Economic Growth's Faltering Link to Jobs
The long-held assumption that economic expansion automatically fuels job creation is under scrutiny, according to new analysis from the International Labour Organization (ILO). Data spanning 2014-2024 indicates that the relationship between Gross Domestic Product (GDP) growth and total employment has weakened globally, challenging a cornerstone of economic policy.
Divergent Regional Trends Emerge
While a positive correlation between GDP and employment persisted worldwide, significant regional disparities have surfaced. The Arab States saw employment grow faster than GDP, resulting in negative labor productivity. Conversely, the Asia and Pacific region achieved substantial GDP increases alongside rapid labor productivity growth, yielding an extremely low employment elasticity. Africa’s employment elasticities hovered near unity, while the Americas and Europe showed moderate trends amidst lower growth.
Employment-Population Ratios Tell a Different Story
Further examination using employment-population ratios since 2000 suggests a less direct link between GDP growth and job numbers, especially in shorter timeframes.
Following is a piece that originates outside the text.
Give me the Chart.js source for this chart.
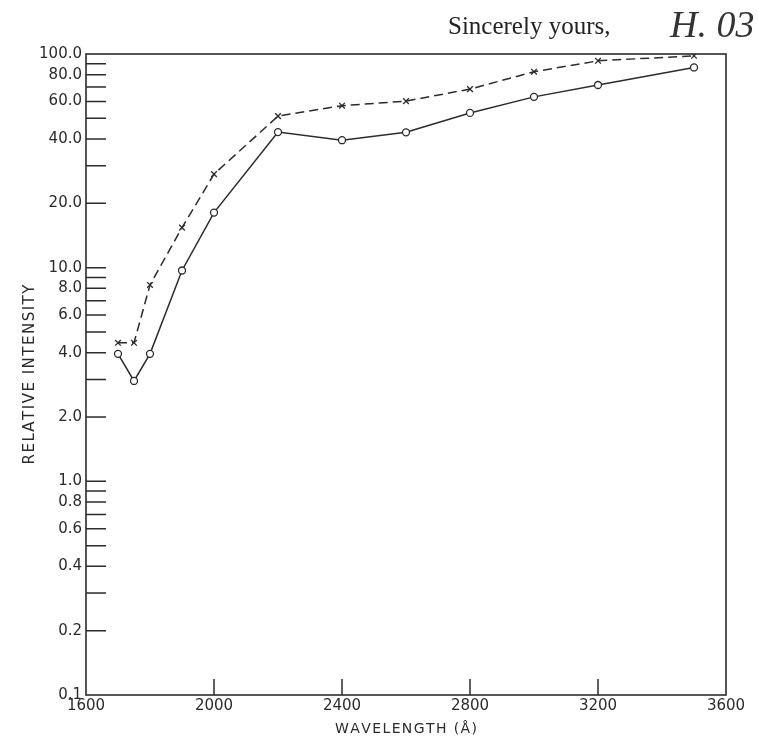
<!DOCTYPE html>
<html>
<head>
<meta charset="utf-8">
<script src="https://cdn.jsdelivr.net/npm/chart.js@4/dist/chart.umd.min.js"></script>
<style>
  body { margin: 0; background: #fff; }
  #wrap { position: relative; width: 758px; height: 740px; }
  #note { position: absolute; left: 448px; top: 12px; font: 25px "Liberation Serif", serif; color: #222; }
  #sign { position: absolute; left: 670px; top: 2px; font: italic 38px "Liberation Serif", serif; color: #333; }
</style>
</head>
<body>
<div id="wrap">
  <canvas id="chart" width="758" height="740"></canvas>
  <div id="note">Sincerely yours,</div>
  <div id="sign">H. 03</div>
</div>
<script>
var wavelengths = [1700, 1750, 1800, 1900, 2000, 2200, 2400, 2600, 2800, 3000, 3200, 3500]
var circleVals = [3.95, 2.95, 3.95, 9.7, 18.1, 43.1, 39.5, 43.0, 53.0, 63.0, 71.6, 86.5]
var crossVals = [4.45, 4.45, 8.3, 15.4, 27.4, 51.2, 57.3, 60.2, 68.5, 82.6, 92.9, 98.1]

var yTicks = [0.1, 0.2, 0.3, 0.4, 0.5, 0.6, 0.7, 0.8, 0.9, 1, 2, 3, 4, 5, 6, 7, 8, 9, 10, 20, 30, 40, 50, 60, 70, 80, 90, 100]
var yLabeled = [0.1, 0.2, 0.4, 0.6, 0.8, 1, 2, 4, 6, 8, 10, 20, 40, 60, 80, 100]
var xTicks = [1600, 2000, 2400, 2800, 3200, 3600]

var ink = "#2b2b2b"
var labelFont = { family: "DejaVu Sans", size: 15 }

function pts(vals) {
  return wavelengths.map(function (w, i) { return { x: w, y: vals[i] } })
}

// spread the letters a little, like the hand lettering
function spaced(s) { return s.split("").join("\u200A") }

// box round the plot, and the short tick marks drawn inward
var frame = {
  id: "frame",
  afterDraw: function (chart) {
    var ctx = chart.ctx
    var a = chart.chartArea
    var xs = chart.scales.x, ys = chart.scales.y
    ctx.save()
    ctx.strokeStyle = ink
    ctx.lineWidth = 1.6
    ctx.strokeRect(a.left, a.top, a.right - a.left, a.bottom - a.top)
    ctx.lineWidth = 1.5
    ctx.beginPath()
    yTicks.forEach(function (v) {
      if (v == 0.1 || v == 100) return
      var y = ys.getPixelForValue(v)
      ctx.moveTo(a.left, y)
      ctx.lineTo(a.left + 20, y)
    })
    xTicks.forEach(function (v) {
      if (v == 1600 || v == 3600) return
      var x = xs.getPixelForValue(v)
      ctx.moveTo(x, a.bottom)
      ctx.lineTo(x, a.bottom - 16)
    })
    ctx.stroke()
    ctx.restore()
  }
}

new Chart(document.getElementById("chart"), {
  type: "line",
  data: {
    datasets: [{
      data: pts(crossVals),
      borderColor: ink,
      borderWidth: 1.5,
      borderDash: [9, 5],
      pointStyle: "crossRot",
      pointRadius: 4,
      pointBorderColor: ink,
      pointBorderWidth: 1.3,
      fill: false
    },
    {
      data: pts(circleVals),
      borderColor: ink,
      borderWidth: 1.5,
      pointStyle: "circle",
      pointRadius: 3.5,
      pointBackgroundColor: "#fff",
      pointBorderColor: ink,
      pointBorderWidth: 1.3,
      fill: false
    }]
  },
  options: {
    responsive: false,
    animation: false,
    layout: { padding: { top: 54, right: 32, left: 0, bottom: 0 } },
    plugins: { legend: { display: false }, tooltip: { enabled: false } },
    scales: {
      x: {
        type: "linear",
        min: 1600,
        max: 3600,
        grid: { display: false, drawTicks: false },
        border: { display: false },
        afterBuildTicks: function (s) { s.ticks = xTicks.map(function (v) { return { value: v } }) },
        afterFit: function (s) { s.height = 45 },
        ticks: { color: ink, font: labelFont, padding: 2, maxRotation: 0, autoSkip: false,
          callback: function (v) { return String(v) } },
        title: { display: true, text: spaced("WAVELENGTH (Å)"), color: ink, font: { family: "DejaVu Sans", size: 14 }, padding: { top: 0, bottom: 2 } }
      },
      y: {
        type: "logarithmic",
        min: 0.1,
        max: 100,
        grid: { display: false, drawTicks: false },
        border: { display: false },
        afterBuildTicks: function (s) { s.ticks = yTicks.map(function (v) { return { value: v } }) },
        afterFit: function (s) { s.width = 86 },
        ticks: { color: ink, font: labelFont, padding: 4, autoSkip: false,
          callback: function (v) { return yLabeled.indexOf(v) >= 0 ? v.toFixed(1) : "" } },
        title: { display: true, text: spaced("RELATIVE INTENSITY"), color: ink, font: { family: "DejaVu Sans", size: 15 }, padding: { top: 21, bottom: 0 } }
      }
    }
  },
  plugins: [frame]
})
</script>
</body>
</html>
This measure, which tracks employed individuals aged 15+ relative to the total population, has remained stagnant or declined in most middle and low-income countries, even during periods of high GDP expansion. This contrasts sharply with high-income nations, where employment ratios tend to follow GDP-driven business cycles.
Rethinking Employment Strategies
These findings necessitate a reevaluation of how economic progress is measured and pursued. The ILO report implies that factors beyond aggregate GDP growth are critically influencing job generation. Policymakers are cautioned against the simplistic reliance on GDP increases as a sole driver for employment, emphasizing the need for more nuanced strategies to foster inclusive and sustainable job creation.